Fifteen years in a childhood paradise
The winter of 1943 had been a mild one for us, but not so in Russia. Our troops suffered greatly under the extreme cold there, and the German Volk were asked to send woollen jumpers and socks to the front.
Opa became more and more pessimistic. He saw what was happening, and he knew in his heart, that the mighty German army had already been beaten. He could never convince us, though.
Normally, when we asked him: "And how are you Opa?" he would say: "I'm feeling terrible. I think I'm going to die."
But a week before the Easter week of 1943 he really did get sick. He had a bladder infection, and had to go to the hospital in Posen. I visited him there after school.
"And how are you, Opa?" "Oh, as good as can be expected. I am comfortable here." This answer made me immediately suspicious. He never mentioned that he was going to die. He was sitting there in bed and looking into the distance. We talked a little, but his mind was obviously already preoccupied with eternal things. The day after my visit he became unconscious. I was the last one of the family to see him with all his faculties still in tact. A few days later he died, on 20 April 1943.
His funeral took place on Good Friday, 23 April 1943. His coffin stood in the large salon, where we always used to celebrate Christmas together. The double doors to the dining room was wide open, and also the double doors to the servery. All rooms were packed with people, neighbours and workers. The minister spoke about Opa's life here, and how much he was loved by everyone, and his achievements in his early life.
Then the coffin was carried out and put on an open horse-drawn cart. All our coaches were being used for our family and other visitors. The village people all walked. Günter, Bernd and I had a coach for ourselves. We came after Oma, Vater and Mutter and Gerda, and Onkel Werner and Tante Margaret. There were many more following us towards the forest. It seemed as if the whole village was there to bid Opa a last farewell.
As our coach emerged from the road lined with chestnut trees, past the Swițety Jan, a heavy and sad feeling came over me. We would never see Opa again. All his jokes, his humour and his little tricks would be only memories now. When our coach entered the forest, I remembered that he had planted it more than 50 years ago. And now he was going to rest in the tomb, which he also had built, right in the centre of his beloved forest.
We walked the last 100 meters along a path that was lined with holly and small shrubs.

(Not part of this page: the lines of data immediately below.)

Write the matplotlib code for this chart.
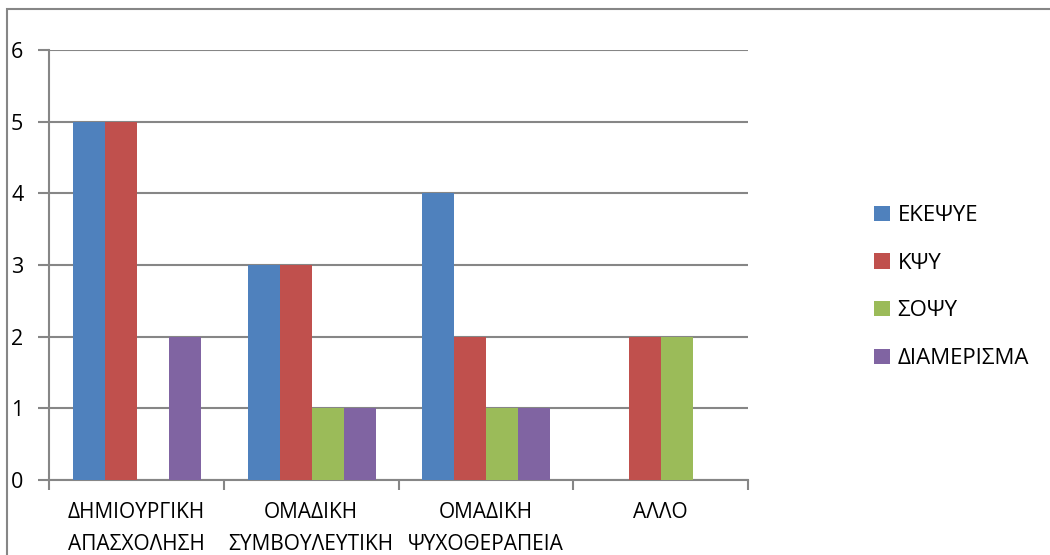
import matplotlib
matplotlib.use("Agg")
import matplotlib.pyplot as plt
import numpy as np
from matplotlib.patches import Rectangle, Patch

plt.rcParams['font.family'] = ['Open Sans', 'DejaVu Sans']

categories = ["ΔΗΜΙΟΥΡΓΙΚΗ\nΑΠΑΣΧΟΛΗΣΗ", "ΟΜΑΔΙΚΗ\nΣΥΜΒΟΥΛΕΥΤΙΚΗ",
              "ΟΜΑΔΙΚΗ\nΨΥΧΟΘΕΡΑΠΕΙΑ", "ΑΛΛΟ"]
series_names = ["ΕΚΕΨΥΕ", "ΚΨΥ", "ΣΟΨΥ", "ΔΙΑΜΕΡΙΣΜΑ"]
ekepsye = [5, 3, 4, 0]
kpsy = [5, 3, 2, 2]
sopsy = [0, 1, 1, 2]
diamerisma = [2, 1, 1, 0]
y_ticks = [0, 1, 2, 3, 4, 5, 6]

series = [ekepsye, kpsy, sopsy, diamerisma]
colors = ["#4F81BD", "#C0504D", "#9BBB59", "#8064A2"]
grid_c = "#868686"

W, H = 1050, 555
fig = plt.figure(figsize=(W / 100, H / 100), dpi=100)
ax = fig.add_axes([49 / W, 1 - 480 / H, (748 - 49) / W, (480 - 50) / H])

# outer chart border (top and left visible)
fig.patches.append(Rectangle((7 / W, -0.1), 1.2, (H - 9) / H + 0.1,
                             transform=fig.transFigure, fill=False,
                             edgecolor=grid_c, linewidth=1.5))

bw = 0.183
start = 0.137
x = np.arange(len(categories))
for i, (vals, c) in enumerate(zip(series, colors)):
    ax.bar(x + start + i * bw, vals, width=bw, align='edge', color=c,
           linewidth=0, zorder=3)

ax.set_xlim(0, 4)
ax.set_ylim(0, 6)
ax.set_yticks(y_ticks)
ax.set_yticklabels([str(v) for v in y_ticks], fontsize=15.5)
ax.yaxis.grid(True, color=grid_c, linewidth=1.5, zorder=0)
ax.tick_params(axis='y', length=8, width=1.5, color=grid_c, pad=10.5)

ax.set_xticks([0, 1, 2, 3, 4])
ax.set_xticklabels([])
ax.set_xticks(x + 0.5, minor=True)
ax.set_xticklabels(categories, minor=True, fontsize=15, linespacing=1.65)
ax.tick_params(axis='x', which='major', length=7, width=1.5, color=grid_c,
               direction='out')
ax.tick_params(axis='x', which='minor', length=0, pad=16)

for s in ['top', 'right']:
    ax.spines[s].set_visible(False)
for s in ['left', 'bottom']:
    ax.spines[s].set_color(grid_c)
    ax.spines[s].set_linewidth(1.5)

handles = [Patch(facecolor=c, edgecolor='none') for c in colors]
fig.legend(handles, series_names, loc='upper left',
           bbox_to_anchor=(863 / W, 1 - 194 / H), frameon=False,
           fontsize=16, handlelength=0.7, handleheight=0.7,
           handletextpad=0.35, labelspacing=1.2, borderpad=0)

fig.savefig("out.png", dpi=100, facecolor='white')
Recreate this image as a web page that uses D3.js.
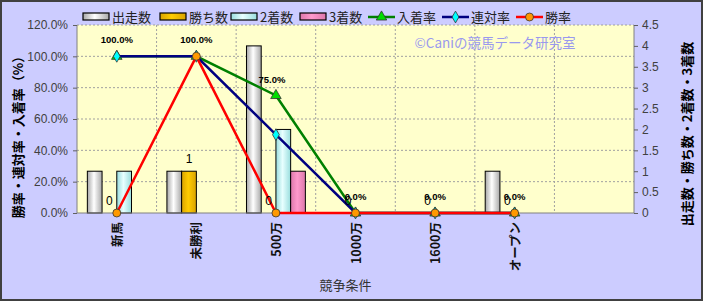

The gate of the burial place stood open. All mourners crowded around the fence. After the committal the coffin was carried into the tomb, where it stood next to Walter's.
Opa had not been very religious, but he certainly had been a good man. Oma usually went to church on her own. Opa's excuse was, that he could not hear properly. But Oma was regular, rain or shine. She used the closed coupee carriage most of the time to go to our church in Stțeszew.